Jean-Baptiste’s return to a collaboration with Leigh, nearly three decades after her Oscar-nominated turn in Secrets & Lies, is what acting without fear is all about. As Pansy, she delivers what can only be summarized rather ineptly as a masterclass in pained restraint and tightly wound anger, every glance and gesture is loaded with layers of intimated emotion. Austin, whose character has her insecurities but masks them in a more “socially acceptable” manner, provides a buoyant counterpart with warmth and optimism.  Neither is honestly dealing with what troubles them, and together, they create an authentic bond of modern sisterhood that believably crackles, not cracks, during each confrontation.  The men in the film have few lines, but Webber and Barrett offer performances that stew quietly, their characters serving as almost frustratingly calm reflections of Pansy’s inner turmoil.

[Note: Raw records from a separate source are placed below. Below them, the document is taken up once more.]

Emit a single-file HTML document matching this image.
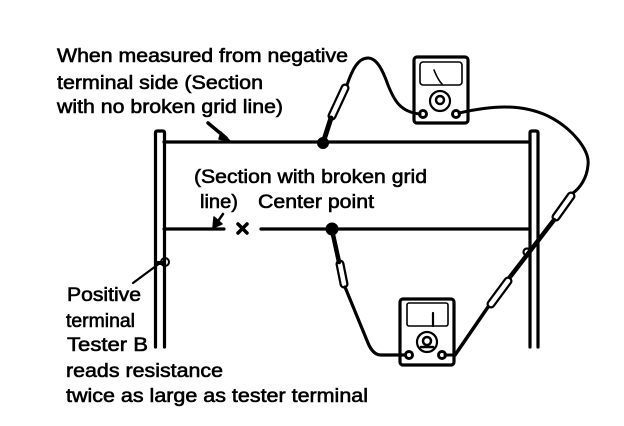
<!DOCTYPE html>
<html><head><meta charset="utf-8"><style>
html,body{margin:0;padding:0;background:#fff}
svg{display:block}
text{font-family:"Liberation Sans",sans-serif;font-size:19.5px;fill:#000;stroke:#000;stroke-width:.6px}
</style></head><body>
<svg width="624" height="426" viewBox="0 0 624 426" xmlns="http://www.w3.org/2000/svg">
<g fill="none" stroke="#000" stroke-width="3" stroke-linecap="round" stroke-linejoin="round">
<!-- bars -->
<path d="M155.500 347V133q0-2 2-2h5q2 0 2 2V347" stroke-width="3.200"/>
<path d="M530 347V133q0-2 2-2h4q2 0 2 2V347" stroke-width="3.200"/>
<!-- grid lines -->
<path d="M164 142H529M164 229H224M261 229H529" stroke-width="3.200"/>
<!-- x -->
<path d="M238 224l9 9M247 224l-9 9" stroke-width="3.500"/>
<!-- arrows -->
<path d="M208 123L226 138" stroke-width="3.500"/>
<path d="M221 132l9 9-11-2z" fill="#000" stroke-width="1.500"/>
<path d="M223 214L216 224" stroke-width="2.500"/>
<path d="M213 228l1-11 8 7z" fill="#000" stroke-width="1.500"/>
<!-- positive terminal -->
<circle cx="165" cy="262" r="4" stroke-width="2"/>
<path d="M133 283L160 263" stroke-width="2.200"/>
<path d="M156 263h8" stroke-width="4"/>
<!-- top meter -->
<rect x="414" y="57" width="54" height="66" rx="3" stroke-width="3.200"/>
<rect x="420" y="62" width="42" height="23" rx="3" stroke-width="1.600"/>
<path d="M434 70Q438 80 442 84" stroke-width="1.600"/>
<circle cx="440" cy="101" r="10" stroke-width="2.200"/>
<circle cx="440" cy="100" r="4" stroke-width="2.500"/>
<circle cx="423" cy="114" r="3.500"/>
<circle cx="456" cy="114" r="3.500"/>
<!-- top meter wires -->
<path d="M420 114C400 112 394 100 388 85C382 68 376 58 368 58C358 58 352 70 347 85"/>
<path d="M459 113C490 106 520 103 548 116C572 128 590 150 588 165C587 178 580 188 573 193"/>
<!-- probes: outer dark, inner white -->
<path d="M345 88L332 116M571 196L556 217M508 281L491 304M340 264L344 284" stroke-width="9"/>
<path d="M345 88L332 116M571 196L556 217M508 281L491 304M340 264L344 284" stroke="#fff" stroke-width="4.500"/>
<path d="M331 118L323 143" stroke-width="5"/>
<circle cx="323" cy="143" r="4.500" fill="#000"/>
<path d="M554 220L510 277" stroke-width="4.500"/>
<circle cx="527" cy="252" r="3.500" stroke-width="2.200"/>
<path d="M488 307L455 355" stroke-width="3.500"/>
<!-- bottom meter -->
<rect x="400" y="299" width="54" height="66" rx="3" stroke-width="3.200"/>
<rect x="407" y="303" width="41" height="23" rx="2" stroke-width="1.600"/>
<path d="M433 313V326" stroke-width="2.200"/>
<circle cx="427" cy="342" r="10" stroke-width="2.200"/>
<circle cx="427" cy="341" r="4" stroke-width="2.500"/>
<path d="M421 347h12" stroke-width="2.500"/>
<circle cx="409" cy="355" r="3.500"/>
<circle cx="442" cy="355" r="3.500"/>
<path d="M445 355H455"/>
<!-- bottom-left wire -->
<circle cx="332" cy="229" r="5" fill="#000"/>
<path d="M332 230L339 262" stroke-width="4.500"/>
<path d="M345 287L368 343Q373 355 381 355H405" stroke-width="3.200"/>
</g>
<text x="57" y="62" textLength="291" lengthAdjust="spacingAndGlyphs">When measured from negative</text>
<text x="57" y="89" textLength="206" lengthAdjust="spacingAndGlyphs">terminal side (Section</text>
<text x="57" y="113" textLength="226" lengthAdjust="spacingAndGlyphs">with no broken grid line)</text>
<text x="194" y="183" textLength="233" lengthAdjust="spacingAndGlyphs">(Section with broken grid</text>
<text x="200" y="208" textLength="38" lengthAdjust="spacingAndGlyphs">line)</text>
<text x="258" y="208" textLength="116" lengthAdjust="spacingAndGlyphs">Center point</text>
<text x="67" y="301" textLength="74" lengthAdjust="spacingAndGlyphs">Positive</text>
<text x="66" y="327" textLength="69" lengthAdjust="spacingAndGlyphs">terminal</text>
<text x="67" y="351" textLength="81" lengthAdjust="spacingAndGlyphs">Tester B</text>
<text x="66" y="377" textLength="157" lengthAdjust="spacingAndGlyphs">reads resistance</text>
<text x="66" y="402" textLength="302" lengthAdjust="spacingAndGlyphs">twice as large as tester terminal</text>
</svg>
</body></html>
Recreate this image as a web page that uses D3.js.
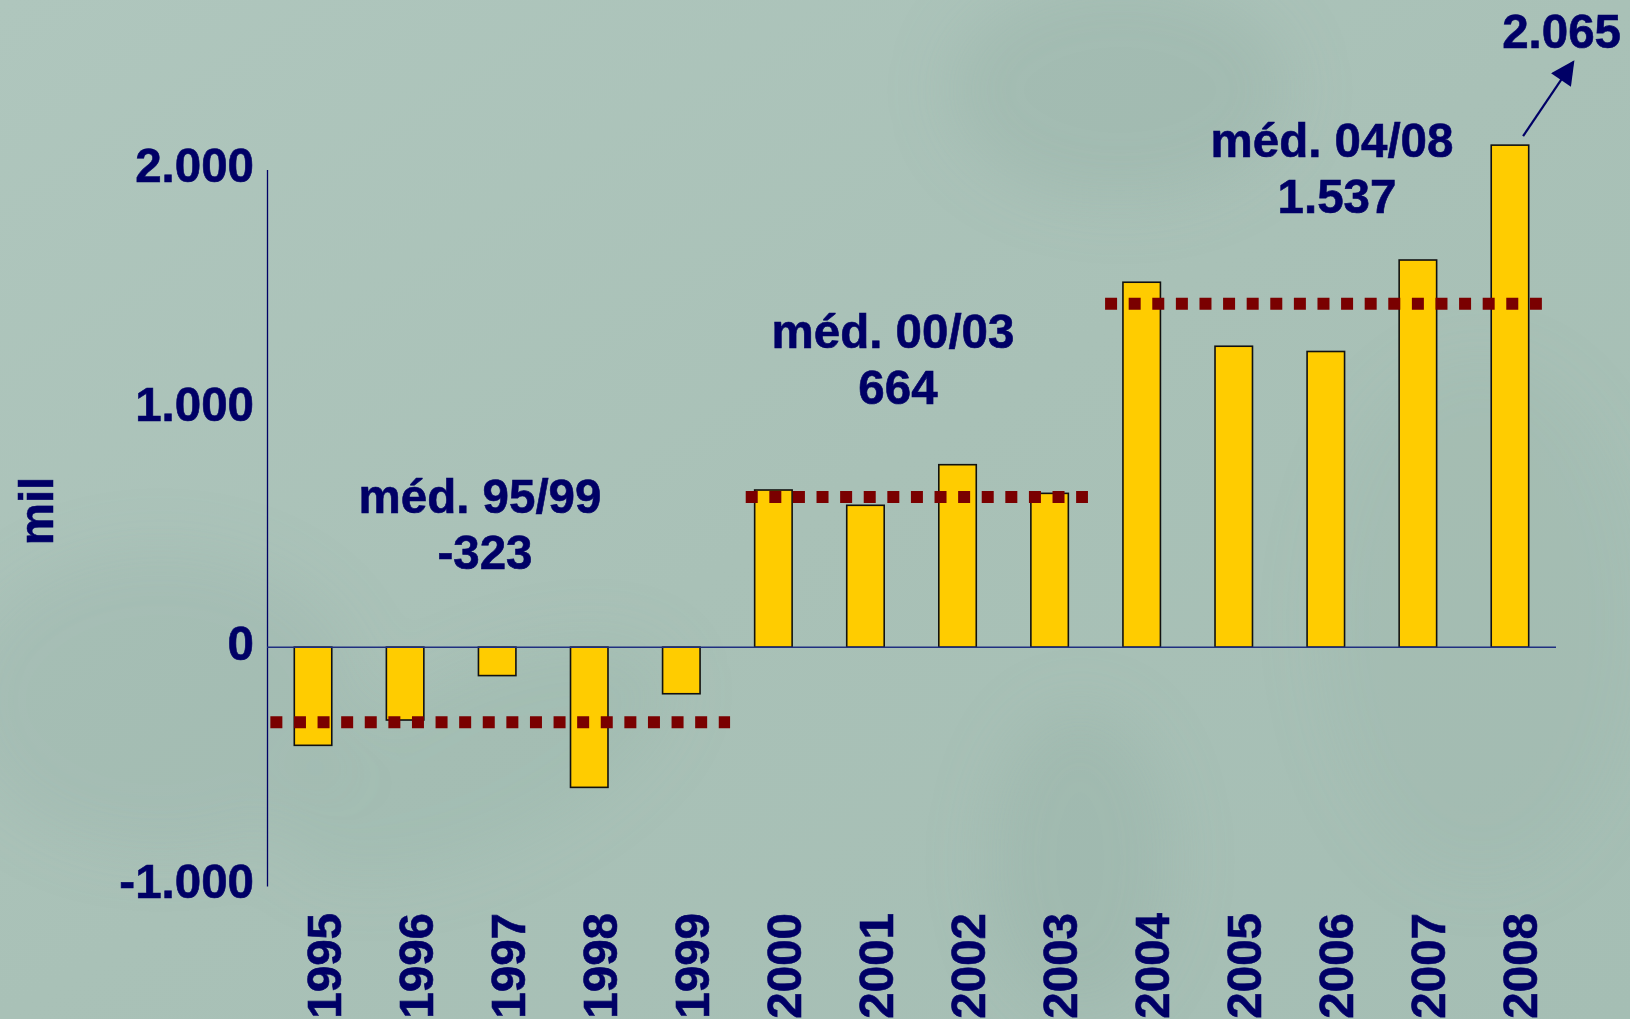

Leigh’s direction is as incisive as ever, and his signature improvisational process yields incredibly authentic performances. His innate ability to find beauty in the mundane is on full display, with Oscar-nominated cinematographer Dick Pope (who sadly passed away in October 2024) capturing the beige normalcy of working-class London in a way that feels both solemn yet wrenchingly vulnerable in its simple normalcy. Switching gears from last year’s gilded glitz of Saltburn, Suzie Davies’s production design underscores the story’s emotional stakes, with Leigh preferring visual metaphors of internal chaos in place of hokey expository dialogue that wouldn’t seem as truthful. 

The film’s pacing is deliberate, allowing moments to breathe and characters to unfold organically. While this approach may test the patience of some viewers used to resolution and easy solutions, it ultimately rewards those willing to sit with its discomfort.  I wish more time had been spent drawing parallels between Chantelle’s adult daughters (Ani Nelson & Sophia Brown) and their aunts because, at one point, it felt like Leigh was illustrating how patterns of behavior and pain repeat themselves, but then again, Hard Truths refuses to offer easy answers or tidy resolutions to topics other films would feel required to tie up with a ribbon by the time the credits roll.  Instead, Leigh and company find value in following the inconveniences of human relationships and the often painful process of self-examination.

In Hard Truths, Leigh delivers a film that cuts to the bone, with its emotional honesty and unsparing exploration of depression resonating deeply. Jean-Baptiste gives a towering, unforgettable performance that only confirms the thunderous heights she can climb.  She’s not often given this wide of a runaway to play on and it’s a joy to see her shift gears with such wild, undeniable success.  Developing the character with Leigh they’ve brought to the screen a rarity, a fascinatingly inscrutable woman that you wouldn’t want to bother if you met her in real life but still fascinates and intrigues all the same.  It’s a challenging but extraordinarily rewarding work that reinforces Leigh’s legendary mastery of humanistic drama.